Information provided:
════════════════

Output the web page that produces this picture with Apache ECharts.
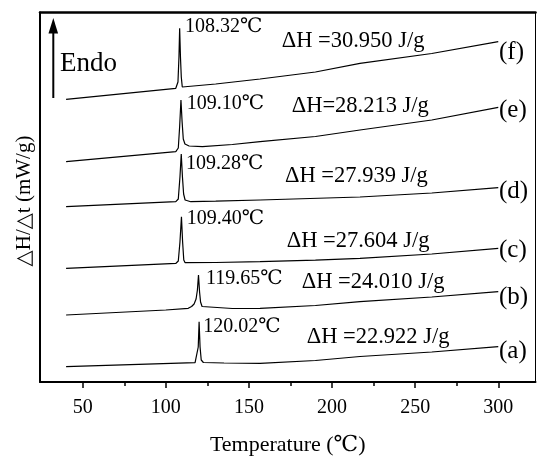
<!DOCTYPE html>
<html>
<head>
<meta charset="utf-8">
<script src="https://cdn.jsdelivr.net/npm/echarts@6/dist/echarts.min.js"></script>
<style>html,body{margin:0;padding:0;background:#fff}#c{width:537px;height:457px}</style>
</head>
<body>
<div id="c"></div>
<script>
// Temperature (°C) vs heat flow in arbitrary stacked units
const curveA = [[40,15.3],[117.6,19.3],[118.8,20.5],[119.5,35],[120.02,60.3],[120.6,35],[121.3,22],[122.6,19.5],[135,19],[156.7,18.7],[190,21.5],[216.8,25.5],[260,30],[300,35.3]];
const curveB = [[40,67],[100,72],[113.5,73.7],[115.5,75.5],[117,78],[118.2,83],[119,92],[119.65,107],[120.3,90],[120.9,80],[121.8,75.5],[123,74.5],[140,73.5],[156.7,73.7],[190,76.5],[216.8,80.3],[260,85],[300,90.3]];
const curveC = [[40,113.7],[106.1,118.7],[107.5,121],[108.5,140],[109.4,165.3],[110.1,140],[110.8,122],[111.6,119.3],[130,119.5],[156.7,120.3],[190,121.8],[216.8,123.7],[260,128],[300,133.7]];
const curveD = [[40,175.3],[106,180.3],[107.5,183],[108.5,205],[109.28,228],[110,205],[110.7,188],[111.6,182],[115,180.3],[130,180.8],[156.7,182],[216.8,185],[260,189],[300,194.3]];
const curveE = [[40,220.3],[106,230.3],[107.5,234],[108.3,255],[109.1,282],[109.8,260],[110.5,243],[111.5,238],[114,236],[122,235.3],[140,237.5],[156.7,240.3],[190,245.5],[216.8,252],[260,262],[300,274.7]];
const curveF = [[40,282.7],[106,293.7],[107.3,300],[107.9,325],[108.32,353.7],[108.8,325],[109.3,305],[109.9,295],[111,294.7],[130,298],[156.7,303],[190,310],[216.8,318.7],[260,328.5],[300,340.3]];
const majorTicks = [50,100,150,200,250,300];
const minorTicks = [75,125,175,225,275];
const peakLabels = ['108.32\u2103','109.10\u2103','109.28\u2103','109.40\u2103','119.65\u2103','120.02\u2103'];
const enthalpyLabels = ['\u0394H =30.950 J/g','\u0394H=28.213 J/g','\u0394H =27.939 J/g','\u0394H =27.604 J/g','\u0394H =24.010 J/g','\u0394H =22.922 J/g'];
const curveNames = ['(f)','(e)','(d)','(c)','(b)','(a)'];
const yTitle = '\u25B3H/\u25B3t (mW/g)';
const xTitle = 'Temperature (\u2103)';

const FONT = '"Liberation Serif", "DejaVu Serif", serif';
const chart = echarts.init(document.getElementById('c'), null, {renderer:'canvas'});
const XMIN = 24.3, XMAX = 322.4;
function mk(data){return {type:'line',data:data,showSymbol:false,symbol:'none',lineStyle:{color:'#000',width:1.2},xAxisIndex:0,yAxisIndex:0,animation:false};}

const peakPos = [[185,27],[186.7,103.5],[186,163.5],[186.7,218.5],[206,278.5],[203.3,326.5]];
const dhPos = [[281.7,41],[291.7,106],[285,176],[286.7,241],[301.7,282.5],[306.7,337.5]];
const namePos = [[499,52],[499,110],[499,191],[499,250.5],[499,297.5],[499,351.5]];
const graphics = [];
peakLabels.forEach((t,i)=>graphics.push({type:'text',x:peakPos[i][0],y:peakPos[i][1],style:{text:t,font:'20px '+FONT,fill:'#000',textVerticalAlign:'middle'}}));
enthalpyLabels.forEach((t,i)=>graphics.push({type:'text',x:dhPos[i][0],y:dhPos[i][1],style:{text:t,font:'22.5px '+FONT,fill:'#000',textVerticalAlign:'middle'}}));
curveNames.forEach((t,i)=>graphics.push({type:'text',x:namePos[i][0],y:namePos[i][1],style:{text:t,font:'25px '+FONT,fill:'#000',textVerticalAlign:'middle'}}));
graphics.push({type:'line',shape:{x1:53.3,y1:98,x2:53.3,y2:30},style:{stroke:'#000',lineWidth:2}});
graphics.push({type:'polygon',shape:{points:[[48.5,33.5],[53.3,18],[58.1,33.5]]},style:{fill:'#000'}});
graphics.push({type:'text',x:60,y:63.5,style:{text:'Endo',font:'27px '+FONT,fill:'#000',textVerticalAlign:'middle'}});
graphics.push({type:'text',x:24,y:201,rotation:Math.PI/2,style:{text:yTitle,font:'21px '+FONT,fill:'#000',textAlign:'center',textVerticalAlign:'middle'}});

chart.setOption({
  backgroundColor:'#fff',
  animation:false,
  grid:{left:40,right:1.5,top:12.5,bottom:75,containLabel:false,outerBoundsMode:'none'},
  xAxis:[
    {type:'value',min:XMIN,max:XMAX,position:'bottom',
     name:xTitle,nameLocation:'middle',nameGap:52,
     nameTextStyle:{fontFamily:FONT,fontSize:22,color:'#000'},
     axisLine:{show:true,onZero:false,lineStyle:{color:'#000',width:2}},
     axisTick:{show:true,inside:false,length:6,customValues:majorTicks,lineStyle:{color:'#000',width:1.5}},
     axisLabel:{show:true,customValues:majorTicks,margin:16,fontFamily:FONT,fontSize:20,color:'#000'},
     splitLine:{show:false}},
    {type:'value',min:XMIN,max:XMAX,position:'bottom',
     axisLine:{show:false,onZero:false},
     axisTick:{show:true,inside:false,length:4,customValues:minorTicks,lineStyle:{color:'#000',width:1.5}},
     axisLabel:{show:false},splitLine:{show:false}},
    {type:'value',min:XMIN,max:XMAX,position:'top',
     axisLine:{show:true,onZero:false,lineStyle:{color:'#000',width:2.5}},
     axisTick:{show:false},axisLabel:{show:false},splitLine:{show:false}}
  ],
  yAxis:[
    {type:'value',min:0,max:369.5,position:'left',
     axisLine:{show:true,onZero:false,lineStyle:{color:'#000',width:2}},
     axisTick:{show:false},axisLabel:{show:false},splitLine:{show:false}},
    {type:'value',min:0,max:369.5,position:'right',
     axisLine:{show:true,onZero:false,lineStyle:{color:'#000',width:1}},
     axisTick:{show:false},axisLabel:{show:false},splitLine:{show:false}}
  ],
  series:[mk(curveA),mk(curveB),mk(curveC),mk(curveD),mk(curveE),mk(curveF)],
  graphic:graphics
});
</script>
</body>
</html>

════════════════

What you are asked to do:
Skip every picture and return the lines above from the top through the one that contains "const xTitle = 'Temperature (\u2103)';".

Task response:
Output the web page that produces this picture with Apache ECharts.
<!DOCTYPE html>
<html>
<head>
<meta charset="utf-8">
<script src="https://cdn.jsdelivr.net/npm/echarts@6/dist/echarts.min.js"></script>
<style>html,body{margin:0;padding:0;background:#fff}#c{width:537px;height:457px}</style>
</head>
<body>
<div id="c"></div>
<script>
// Temperature (°C) vs heat flow in arbitrary stacked units
const curveA = [[40,15.3],[117.6,19.3],[118.8,20.5],[119.5,35],[120.02,60.3],[120.6,35],[121.3,22],[122.6,19.5],[135,19],[156.7,18.7],[190,21.5],[216.8,25.5],[260,30],[300,35.3]];
const curveB = [[40,67],[100,72],[113.5,73.7],[115.5,75.5],[117,78],[118.2,83],[119,92],[119.65,107],[120.3,90],[120.9,80],[121.8,75.5],[123,74.5],[140,73.5],[156.7,73.7],[190,76.5],[216.8,80.3],[260,85],[300,90.3]];
const curveC = [[40,113.7],[106.1,118.7],[107.5,121],[108.5,140],[109.4,165.3],[110.1,140],[110.8,122],[111.6,119.3],[130,119.5],[156.7,120.3],[190,121.8],[216.8,123.7],[260,128],[300,133.7]];
const curveD = [[40,175.3],[106,180.3],[107.5,183],[108.5,205],[109.28,228],[110,205],[110.7,188],[111.6,182],[115,180.3],[130,180.8],[156.7,182],[216.8,185],[260,189],[300,194.3]];
const curveE = [[40,220.3],[106,230.3],[107.5,234],[108.3,255],[109.1,282],[109.8,260],[110.5,243],[111.5,238],[114,236],[122,235.3],[140,237.5],[156.7,240.3],[190,245.5],[216.8,252],[260,262],[300,274.7]];
const curveF = [[40,282.7],[106,293.7],[107.3,300],[107.9,325],[108.32,353.7],[108.8,325],[109.3,305],[109.9,295],[111,294.7],[130,298],[156.7,303],[190,310],[216.8,318.7],[260,328.5],[300,340.3]];
const majorTicks = [50,100,150,200,250,300];
const minorTicks = [75,125,175,225,275];
const peakLabels = ['108.32\u2103','109.10\u2103','109.28\u2103','109.40\u2103','119.65\u2103','120.02\u2103'];
const enthalpyLabels = ['\u0394H =30.950 J/g','\u0394H=28.213 J/g','\u0394H =27.939 J/g','\u0394H =27.604 J/g','\u0394H =24.010 J/g','\u0394H =22.922 J/g'];
const curveNames = ['(f)','(e)','(d)','(c)','(b)','(a)'];
const yTitle = '\u25B3H/\u25B3t (mW/g)';
const xTitle = 'Temperature (\u2103)';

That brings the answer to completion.